Solution:  In CaF₂ (Calcium fluorite) structure 1-unit cell contains 4-Ca²⁺ ions and 8F^– ions.

So, mass of unit cell of CaF₂

= mass of 4 Ca²⁺ ions + mass of 8F ions

Ans:  (B)

Q: The edge length of a cube is 400 pm. Its body diagonal would be

(A) 600 pm

(B) 566 pm

(C) 693 pm

(D) 500 pm

Solution: Since in body center cubic, the body diagonal = √3 a

= √3 × 400 pm = 692.82 pm

= 693 pm

Ans:  (C)

Q: In α-WCl₆

(A) all Cl^– ions are present in cubic close packing

(B) W occupies, 1/6th of the octahedral holes.

(C) W occupies 1/3rd of the tetrahedral holes.
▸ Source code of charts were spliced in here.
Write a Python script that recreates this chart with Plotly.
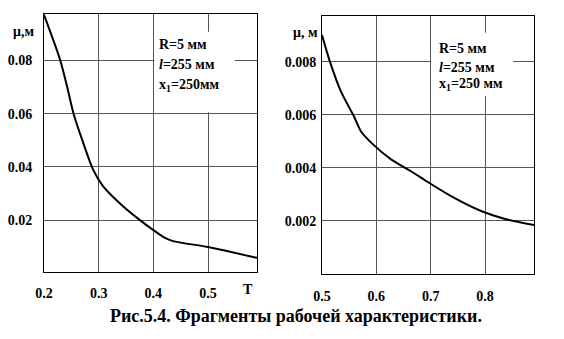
import plotly.graph_objects as go

# Left panel data (T, mu in m)
t_left = [0.2, 0.2293, 0.2421, 0.2549, 0.2713, 0.2896, 0.3079, 0.3445, 0.3756, 0.3975, 0.4213, 0.436, 0.5, 0.5896]
mu_left = [0.0972, 0.0804, 0.0703, 0.0594, 0.0493, 0.0391, 0.0328, 0.02525, 0.020, 0.0166, 0.0133, 0.0121, 0.0099, 0.0058]
# Right panel data
t_right = [0.5, 0.5147, 0.535, 0.5589, 0.5718, 0.5939, 0.627, 0.6638, 0.6951, 0.7374, 0.7927, 0.8368, 0.89]
mu_right = [0.00901, 0.0080, 0.006875, 0.005938, 0.005375, 0.004888, 0.004325, 0.003875, 0.003463, 0.002938, 0.002375, 0.002075, 0.00185]

xt_left = [0.2, 0.3, 0.4, 0.5]
yt_left = [0.02, 0.04, 0.06, 0.08]
xt_right = [0.5, 0.6, 0.7, 0.8]
yt_right = [0.002, 0.004, 0.006, 0.008]

FONT = "Liberation Serif"
tf = dict(family=FONT, size=14, color="black")

def b(s):
    return f"<b>{s}</b>"

fig = go.Figure()
fig.add_trace(go.Scatter(x=t_left, y=mu_left, mode="lines", line=dict(color="black", width=2, shape="spline", smoothing=0.8),
                         xaxis="x", yaxis="y", showlegend=False))
fig.add_trace(go.Scatter(x=t_right, y=mu_right, mode="lines", line=dict(color="black", width=2, shape="spline", smoothing=0.8),
                         xaxis="x2", yaxis="y2", showlegend=False))

W, H = 564, 339
def dx(a, c):
    return [a / W, c / W]
def dy(top, bot):
    return [(H - bot) / H, (H - top) / H]

axcommon = dict(showline=True, linecolor="black", linewidth=1, mirror=True, showgrid=True,
                gridcolor="#555555", gridwidth=1, zeroline=False, ticks="", tickfont=tf, automargin=False)

fig.update_layout(
    width=W, height=H, margin=dict(l=0, r=0, t=0, b=0),
    font=dict(family=FONT, color="black"),
    paper_bgcolor="white", plot_bgcolor="white",
    xaxis=dict(domain=dx(44, 257), range=[0.2, 0.5896], tickvals=xt_left, ticktext=[b(f"{v:.1f}") for v in xt_left],
               ticklabelstandoff=8, anchor="y", **axcommon),
    yaxis=dict(domain=dy(14, 272), range=[0.0005, 0.0975], tickvals=yt_left, ticktext=[b(f"{v:.2f}") for v in yt_left],
               ticklabelstandoff=8, anchor="x", **axcommon),
    xaxis2=dict(domain=dx(322, 534), range=[0.5, 0.89], tickvals=xt_right, ticktext=[b(f"{v:.1f}") for v in xt_right],
                ticklabelstandoff=9, anchor="y2", **axcommon),
    yaxis2=dict(domain=dy(16, 274), range=[0.0, 0.00973], tickvals=yt_right, ticktext=[b(f"{v:.3f}") for v in yt_right],
                ticklabelstandoff=2, anchor="x2", **axcommon),
)

# white boxes behind the parameter text
fig.add_shape(type="rect", xref="x", yref="y", x0=0.402, x1=0.549, y0=0.0606, y1=0.0908,
              fillcolor="white", line=dict(width=0), layer="above")
fig.add_shape(type="rect", xref="x2", yref="y2", x0=0.701, x1=0.8515, y0=0.0067, y1=0.0091,
              fillcolor="white", line=dict(width=0), layer="above")

bf = dict(family=FONT, size=14, color="black")
params = ["R=5 мм", "<i>l</i>=255 мм"]
for txt, yy in zip(params + ["x<sub>1</sub>=250мм"], [0.086, 0.0785, 0.0707]):
    fig.add_annotation(x=0.4067, y=yy, xref="x", yref="y", text=b(txt), showarrow=False,
                       xanchor="left", yanchor="middle", font=bf)
for txt, yy in zip(params + ["x<sub>1</sub>=250 мм"], [0.00849, 0.00777, 0.00716]):
    fig.add_annotation(x=0.7117, y=yy, xref="x2", yref="y2", text=b(txt), showarrow=False,
                       xanchor="left", yanchor="middle", font=bf)

# axis name labels
fig.add_annotation(x=0, y=0.0908, xref="x domain", yref="y", text=b("μ,м"), showarrow=False,
                   xanchor="right", yanchor="middle", xshift=-8, font=bf)
fig.add_annotation(x=0.573, y=0, xref="x", yref="y domain", text=b("T"), showarrow=False,
                   xanchor="center", yanchor="top", yshift=-8, font=bf)
fig.add_annotation(x=0, y=0.0091, xref="x2 domain", yref="y2", text=b("μ, м"), showarrow=False,
                   xanchor="right", yanchor="middle", xshift=-2, font=bf)

fig.add_annotation(x=296 / W, y=(H - 316) / H, xref="paper", yref="paper",
                   text=b("Рис.5.4. Фрагменты рабочей характеристики."), showarrow=False,
                   xanchor="center", yanchor="middle", font=dict(family=FONT, size=18, color="black"))

fig.write_html("out.html")
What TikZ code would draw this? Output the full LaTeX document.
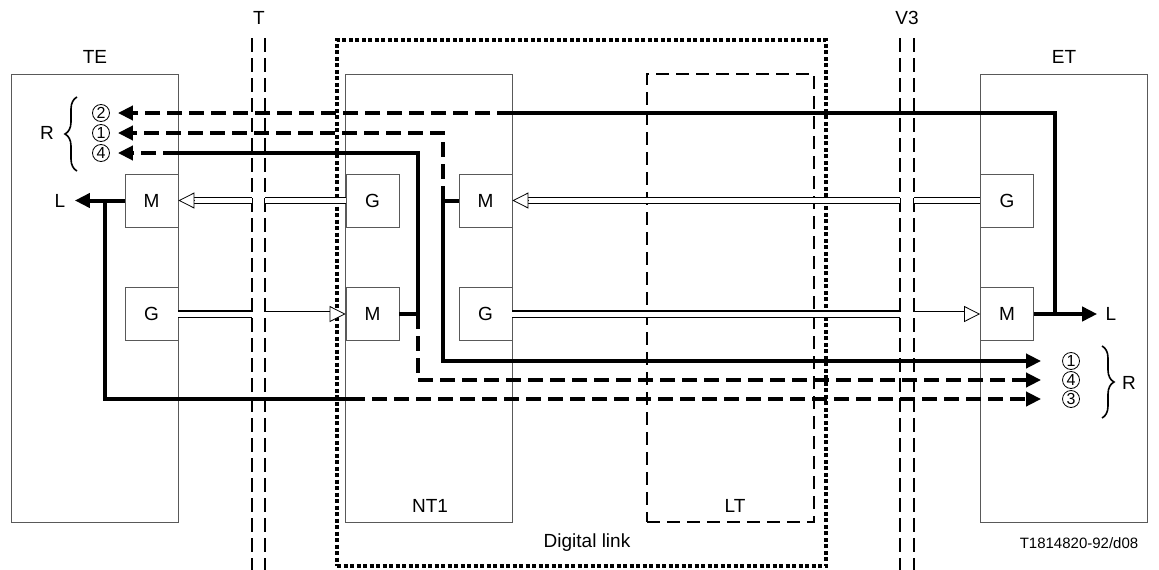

(D) All Cl^– ions are present in all octahedral

Solution: In α-WCl₆, Cl^– ions are arranged in cubic close packing, so, there is only one Cl–ion in 1-unit cell. So, the formula can be written W_1/6Cl, i.e. 1/6  of the octahedral hole is filled by W.

Ans: (A), (B)

Q: In closest packing of A type of atoms (radius, r_A), the radius of atom B that can be fitted into Octahedral void is

(A) 0.155 r_A 

(B) 0.125 r_A

(C) 0.414 r_A

(D) 0.732 r_A

Solution: For octahedral void

$\large \frac{r_B}{r_A} = 0.414 $

or,  r_B = 0.414 r_A

  Ans: (C)

Q: The arrangement of Cl^– ions in CsCl structure is

(A) hcp

(B) fcc

(C) bcc

(D) Simple cubic

Solution:  Arrangement of atoms or, ions in the corner of the unit cell is simple cubic. So in body centered cubic arrangement, Cl^– ions are arranged in the corner of the cube. So, it is a simple cubic.

Ans: (D)